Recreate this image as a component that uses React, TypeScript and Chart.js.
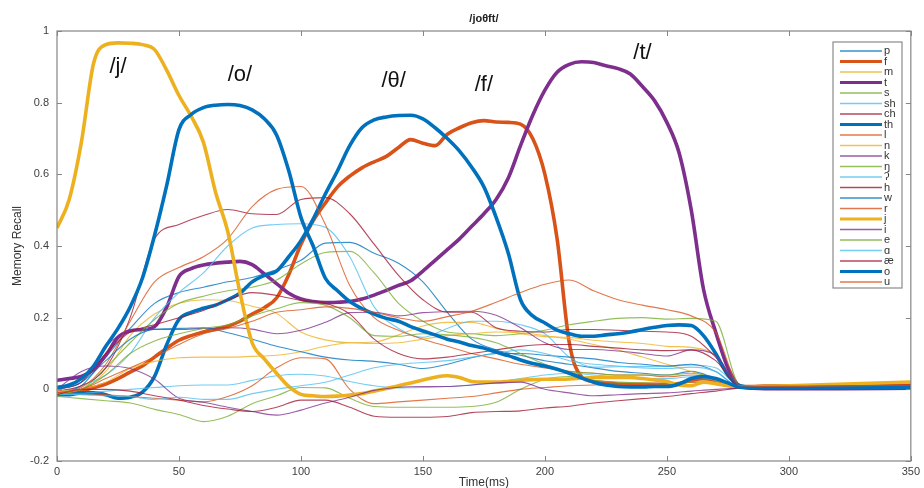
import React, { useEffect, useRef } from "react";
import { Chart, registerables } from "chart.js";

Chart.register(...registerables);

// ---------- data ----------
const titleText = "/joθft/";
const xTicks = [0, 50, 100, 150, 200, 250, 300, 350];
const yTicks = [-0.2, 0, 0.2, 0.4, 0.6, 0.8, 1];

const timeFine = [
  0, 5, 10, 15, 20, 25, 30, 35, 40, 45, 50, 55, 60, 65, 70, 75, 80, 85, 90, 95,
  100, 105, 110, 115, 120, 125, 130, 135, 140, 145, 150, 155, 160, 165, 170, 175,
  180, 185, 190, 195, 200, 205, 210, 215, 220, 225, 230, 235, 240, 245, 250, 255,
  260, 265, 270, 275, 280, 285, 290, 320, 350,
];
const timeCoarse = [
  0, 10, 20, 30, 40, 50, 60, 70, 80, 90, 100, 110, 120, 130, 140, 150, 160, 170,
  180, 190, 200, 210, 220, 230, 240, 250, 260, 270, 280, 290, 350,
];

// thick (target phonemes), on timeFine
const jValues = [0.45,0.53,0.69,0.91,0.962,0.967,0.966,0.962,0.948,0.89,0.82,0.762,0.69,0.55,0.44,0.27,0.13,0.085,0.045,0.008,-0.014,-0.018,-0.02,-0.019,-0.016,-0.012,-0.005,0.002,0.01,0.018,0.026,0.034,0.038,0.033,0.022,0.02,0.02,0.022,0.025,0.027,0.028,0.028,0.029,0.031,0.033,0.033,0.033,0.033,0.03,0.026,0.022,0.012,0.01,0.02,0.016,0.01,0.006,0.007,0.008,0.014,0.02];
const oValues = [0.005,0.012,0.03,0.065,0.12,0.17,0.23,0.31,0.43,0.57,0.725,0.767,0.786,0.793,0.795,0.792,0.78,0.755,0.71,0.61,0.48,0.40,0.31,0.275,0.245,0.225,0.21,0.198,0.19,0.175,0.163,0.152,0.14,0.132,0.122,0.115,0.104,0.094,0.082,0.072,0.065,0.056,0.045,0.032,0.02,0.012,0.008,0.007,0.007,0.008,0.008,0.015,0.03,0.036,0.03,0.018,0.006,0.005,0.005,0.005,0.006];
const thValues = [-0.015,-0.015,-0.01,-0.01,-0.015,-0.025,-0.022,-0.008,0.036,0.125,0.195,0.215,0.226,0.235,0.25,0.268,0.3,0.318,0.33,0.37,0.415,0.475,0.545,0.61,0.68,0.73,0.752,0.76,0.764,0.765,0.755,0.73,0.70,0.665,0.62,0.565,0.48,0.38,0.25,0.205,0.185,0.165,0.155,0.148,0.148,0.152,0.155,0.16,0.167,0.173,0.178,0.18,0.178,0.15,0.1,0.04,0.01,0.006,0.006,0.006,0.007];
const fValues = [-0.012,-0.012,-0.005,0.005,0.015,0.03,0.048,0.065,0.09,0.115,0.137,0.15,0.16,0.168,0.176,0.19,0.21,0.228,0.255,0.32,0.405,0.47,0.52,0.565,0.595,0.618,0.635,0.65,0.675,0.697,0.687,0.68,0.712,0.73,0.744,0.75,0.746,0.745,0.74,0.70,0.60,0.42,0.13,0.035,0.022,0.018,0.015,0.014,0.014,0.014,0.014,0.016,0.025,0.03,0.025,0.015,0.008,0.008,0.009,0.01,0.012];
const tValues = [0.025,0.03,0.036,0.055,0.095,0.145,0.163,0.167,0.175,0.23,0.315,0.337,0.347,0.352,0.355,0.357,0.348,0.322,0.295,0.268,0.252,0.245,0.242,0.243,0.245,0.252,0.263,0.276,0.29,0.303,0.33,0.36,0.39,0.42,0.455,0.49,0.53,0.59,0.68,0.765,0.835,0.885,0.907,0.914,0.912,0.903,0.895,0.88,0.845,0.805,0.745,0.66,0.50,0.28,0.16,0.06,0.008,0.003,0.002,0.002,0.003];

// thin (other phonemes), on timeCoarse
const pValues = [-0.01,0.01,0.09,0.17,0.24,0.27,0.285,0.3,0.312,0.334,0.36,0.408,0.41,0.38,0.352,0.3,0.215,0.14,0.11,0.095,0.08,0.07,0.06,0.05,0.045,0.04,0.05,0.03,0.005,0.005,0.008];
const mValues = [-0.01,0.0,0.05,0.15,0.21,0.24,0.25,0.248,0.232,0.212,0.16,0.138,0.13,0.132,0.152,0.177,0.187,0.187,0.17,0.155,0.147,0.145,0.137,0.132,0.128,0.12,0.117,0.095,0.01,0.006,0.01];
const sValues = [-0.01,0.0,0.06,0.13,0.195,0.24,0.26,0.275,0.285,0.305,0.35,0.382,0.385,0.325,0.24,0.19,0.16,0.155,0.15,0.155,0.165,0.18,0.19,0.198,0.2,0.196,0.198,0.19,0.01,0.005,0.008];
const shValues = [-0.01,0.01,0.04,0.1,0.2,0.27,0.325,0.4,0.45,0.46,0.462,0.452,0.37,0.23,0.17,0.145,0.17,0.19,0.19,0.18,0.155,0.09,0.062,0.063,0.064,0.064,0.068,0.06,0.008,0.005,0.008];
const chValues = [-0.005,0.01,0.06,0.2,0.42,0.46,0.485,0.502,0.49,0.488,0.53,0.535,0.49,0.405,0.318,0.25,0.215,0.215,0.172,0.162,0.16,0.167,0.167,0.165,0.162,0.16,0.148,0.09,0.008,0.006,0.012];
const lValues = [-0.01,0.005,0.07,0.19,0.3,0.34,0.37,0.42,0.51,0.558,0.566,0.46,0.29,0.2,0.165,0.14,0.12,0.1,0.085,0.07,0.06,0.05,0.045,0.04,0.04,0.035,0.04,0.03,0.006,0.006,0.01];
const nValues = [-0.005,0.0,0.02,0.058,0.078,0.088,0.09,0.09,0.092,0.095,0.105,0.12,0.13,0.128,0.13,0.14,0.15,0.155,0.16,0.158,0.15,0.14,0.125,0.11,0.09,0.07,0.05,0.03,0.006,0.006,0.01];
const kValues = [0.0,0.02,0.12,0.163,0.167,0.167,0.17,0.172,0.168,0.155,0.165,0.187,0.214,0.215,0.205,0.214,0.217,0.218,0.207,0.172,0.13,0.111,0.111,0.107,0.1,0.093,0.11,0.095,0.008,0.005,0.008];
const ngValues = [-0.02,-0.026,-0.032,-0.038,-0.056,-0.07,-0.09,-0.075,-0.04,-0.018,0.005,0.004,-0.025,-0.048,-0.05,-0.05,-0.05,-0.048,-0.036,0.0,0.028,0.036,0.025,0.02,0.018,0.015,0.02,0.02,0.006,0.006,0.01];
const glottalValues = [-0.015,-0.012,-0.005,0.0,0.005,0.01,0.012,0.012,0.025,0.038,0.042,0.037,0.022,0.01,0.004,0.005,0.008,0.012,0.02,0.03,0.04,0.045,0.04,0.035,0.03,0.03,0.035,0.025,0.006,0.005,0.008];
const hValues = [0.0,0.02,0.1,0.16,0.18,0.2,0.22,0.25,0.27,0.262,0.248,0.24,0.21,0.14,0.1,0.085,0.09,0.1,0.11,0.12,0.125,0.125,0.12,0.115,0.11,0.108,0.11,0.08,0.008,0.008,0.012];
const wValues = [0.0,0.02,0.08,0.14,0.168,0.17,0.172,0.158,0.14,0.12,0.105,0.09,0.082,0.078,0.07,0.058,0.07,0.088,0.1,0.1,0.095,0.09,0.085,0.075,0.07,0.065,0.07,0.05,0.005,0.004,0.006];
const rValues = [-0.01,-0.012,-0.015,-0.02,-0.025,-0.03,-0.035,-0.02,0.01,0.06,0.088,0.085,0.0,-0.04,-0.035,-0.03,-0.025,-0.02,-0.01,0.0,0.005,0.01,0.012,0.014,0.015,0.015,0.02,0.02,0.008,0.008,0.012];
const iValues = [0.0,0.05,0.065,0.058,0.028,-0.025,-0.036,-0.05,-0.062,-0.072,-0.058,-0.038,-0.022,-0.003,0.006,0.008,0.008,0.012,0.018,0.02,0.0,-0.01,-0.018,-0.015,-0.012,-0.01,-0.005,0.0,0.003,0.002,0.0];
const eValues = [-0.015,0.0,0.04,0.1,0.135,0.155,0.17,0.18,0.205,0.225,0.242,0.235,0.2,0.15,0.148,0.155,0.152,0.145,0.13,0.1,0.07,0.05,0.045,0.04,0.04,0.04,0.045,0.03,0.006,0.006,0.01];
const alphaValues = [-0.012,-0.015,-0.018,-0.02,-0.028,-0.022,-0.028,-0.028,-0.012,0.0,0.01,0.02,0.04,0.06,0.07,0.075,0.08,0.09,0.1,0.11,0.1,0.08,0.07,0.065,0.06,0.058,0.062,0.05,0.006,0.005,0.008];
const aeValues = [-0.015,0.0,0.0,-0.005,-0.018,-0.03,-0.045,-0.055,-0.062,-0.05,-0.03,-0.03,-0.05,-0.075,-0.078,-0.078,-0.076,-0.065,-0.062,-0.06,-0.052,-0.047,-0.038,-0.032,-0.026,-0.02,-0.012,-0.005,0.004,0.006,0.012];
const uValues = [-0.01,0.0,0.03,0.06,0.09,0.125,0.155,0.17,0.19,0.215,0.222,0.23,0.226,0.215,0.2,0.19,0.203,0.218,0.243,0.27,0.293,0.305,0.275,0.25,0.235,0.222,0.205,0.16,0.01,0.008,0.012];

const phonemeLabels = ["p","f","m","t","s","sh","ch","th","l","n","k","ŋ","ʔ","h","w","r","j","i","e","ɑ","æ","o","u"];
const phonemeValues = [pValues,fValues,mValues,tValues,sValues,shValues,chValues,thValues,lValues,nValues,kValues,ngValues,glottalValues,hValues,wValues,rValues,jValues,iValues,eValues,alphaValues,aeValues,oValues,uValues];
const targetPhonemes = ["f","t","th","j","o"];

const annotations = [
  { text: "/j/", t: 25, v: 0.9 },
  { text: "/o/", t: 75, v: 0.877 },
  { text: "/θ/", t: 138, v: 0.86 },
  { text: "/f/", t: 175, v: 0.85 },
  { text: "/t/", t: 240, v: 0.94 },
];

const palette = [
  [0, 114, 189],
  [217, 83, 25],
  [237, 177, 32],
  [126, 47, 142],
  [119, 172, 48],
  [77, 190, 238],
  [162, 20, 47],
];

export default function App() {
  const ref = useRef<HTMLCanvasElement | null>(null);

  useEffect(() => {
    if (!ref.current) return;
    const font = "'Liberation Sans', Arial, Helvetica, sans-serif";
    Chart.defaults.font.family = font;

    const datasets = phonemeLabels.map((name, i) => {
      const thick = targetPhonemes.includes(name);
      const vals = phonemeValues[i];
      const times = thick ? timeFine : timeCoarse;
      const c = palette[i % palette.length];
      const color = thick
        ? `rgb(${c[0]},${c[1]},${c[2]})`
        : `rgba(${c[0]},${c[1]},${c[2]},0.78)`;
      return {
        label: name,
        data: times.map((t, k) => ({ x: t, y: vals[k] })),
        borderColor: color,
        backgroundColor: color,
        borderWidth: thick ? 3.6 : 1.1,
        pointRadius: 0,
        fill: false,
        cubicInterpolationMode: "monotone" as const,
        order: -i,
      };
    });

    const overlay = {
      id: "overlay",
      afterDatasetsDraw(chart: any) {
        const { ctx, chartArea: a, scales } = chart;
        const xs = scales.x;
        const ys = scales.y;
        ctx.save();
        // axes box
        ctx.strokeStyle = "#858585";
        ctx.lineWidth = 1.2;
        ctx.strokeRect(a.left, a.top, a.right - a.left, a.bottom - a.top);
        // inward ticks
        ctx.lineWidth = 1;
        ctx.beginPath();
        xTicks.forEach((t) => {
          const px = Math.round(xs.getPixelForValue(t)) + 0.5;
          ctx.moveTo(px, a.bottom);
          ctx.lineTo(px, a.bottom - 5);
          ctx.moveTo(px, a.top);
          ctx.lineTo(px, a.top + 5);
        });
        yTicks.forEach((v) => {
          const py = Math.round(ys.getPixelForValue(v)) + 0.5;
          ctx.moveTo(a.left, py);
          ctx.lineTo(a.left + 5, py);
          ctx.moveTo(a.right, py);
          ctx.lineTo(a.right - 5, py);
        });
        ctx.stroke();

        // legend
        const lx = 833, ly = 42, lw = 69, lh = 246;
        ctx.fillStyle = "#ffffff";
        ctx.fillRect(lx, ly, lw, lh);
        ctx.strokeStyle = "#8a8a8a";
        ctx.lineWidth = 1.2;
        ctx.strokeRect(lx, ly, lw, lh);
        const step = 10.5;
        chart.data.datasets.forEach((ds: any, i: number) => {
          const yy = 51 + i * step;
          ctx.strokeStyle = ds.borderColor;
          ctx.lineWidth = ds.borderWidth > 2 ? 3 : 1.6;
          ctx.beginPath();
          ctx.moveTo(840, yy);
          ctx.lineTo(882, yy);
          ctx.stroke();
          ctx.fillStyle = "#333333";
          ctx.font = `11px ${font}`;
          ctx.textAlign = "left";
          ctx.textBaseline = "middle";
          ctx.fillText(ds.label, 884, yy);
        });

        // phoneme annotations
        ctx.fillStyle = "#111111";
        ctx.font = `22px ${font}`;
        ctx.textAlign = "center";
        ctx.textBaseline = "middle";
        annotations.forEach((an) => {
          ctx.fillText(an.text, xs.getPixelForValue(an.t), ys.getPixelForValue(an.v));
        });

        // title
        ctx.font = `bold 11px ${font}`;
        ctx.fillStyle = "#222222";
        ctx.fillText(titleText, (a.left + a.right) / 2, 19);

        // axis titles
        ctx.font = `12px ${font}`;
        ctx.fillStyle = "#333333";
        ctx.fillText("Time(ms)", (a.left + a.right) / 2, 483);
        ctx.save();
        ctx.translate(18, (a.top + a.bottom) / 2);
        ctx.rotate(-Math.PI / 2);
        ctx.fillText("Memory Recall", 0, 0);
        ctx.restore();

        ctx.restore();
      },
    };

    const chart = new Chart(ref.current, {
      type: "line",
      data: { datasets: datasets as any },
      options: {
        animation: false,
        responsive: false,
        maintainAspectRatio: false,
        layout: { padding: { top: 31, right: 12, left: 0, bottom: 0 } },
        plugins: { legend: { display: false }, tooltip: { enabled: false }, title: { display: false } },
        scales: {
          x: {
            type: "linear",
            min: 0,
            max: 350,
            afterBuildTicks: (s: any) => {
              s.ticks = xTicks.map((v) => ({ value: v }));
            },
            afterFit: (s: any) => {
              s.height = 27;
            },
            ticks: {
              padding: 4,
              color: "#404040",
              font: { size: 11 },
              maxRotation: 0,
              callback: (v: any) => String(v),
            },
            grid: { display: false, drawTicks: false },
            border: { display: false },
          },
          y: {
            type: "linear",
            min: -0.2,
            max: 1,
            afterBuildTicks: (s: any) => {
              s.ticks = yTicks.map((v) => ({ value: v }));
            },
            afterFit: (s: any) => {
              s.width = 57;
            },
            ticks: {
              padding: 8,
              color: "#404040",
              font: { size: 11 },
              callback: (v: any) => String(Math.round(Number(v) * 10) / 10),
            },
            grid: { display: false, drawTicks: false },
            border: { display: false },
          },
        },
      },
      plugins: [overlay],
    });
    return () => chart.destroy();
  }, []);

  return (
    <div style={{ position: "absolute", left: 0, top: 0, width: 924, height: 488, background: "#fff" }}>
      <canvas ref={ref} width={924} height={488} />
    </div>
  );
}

◆ ◆ ◆ ◆ ◆ ◆ ◆

◆ Task requirements
Skip the pictures, please, and transcribe only the lines from the beginning of the material through the one that contains "const yTicks = [-0.2, 0, 0.2, 0.4, 0.6, 0.8, 1];".

◆ Written reply
Recreate this image as a component that uses React, TypeScript and Chart.js.
import React, { useEffect, useRef } from "react";
import { Chart, registerables } from "chart.js";

Chart.register(...registerables);

// ---------- data ----------
const titleText = "/joθft/";
const xTicks = [0, 50, 100, 150, 200, 250, 300, 350];
const yTicks = [-0.2, 0, 0.2, 0.4, 0.6, 0.8, 1];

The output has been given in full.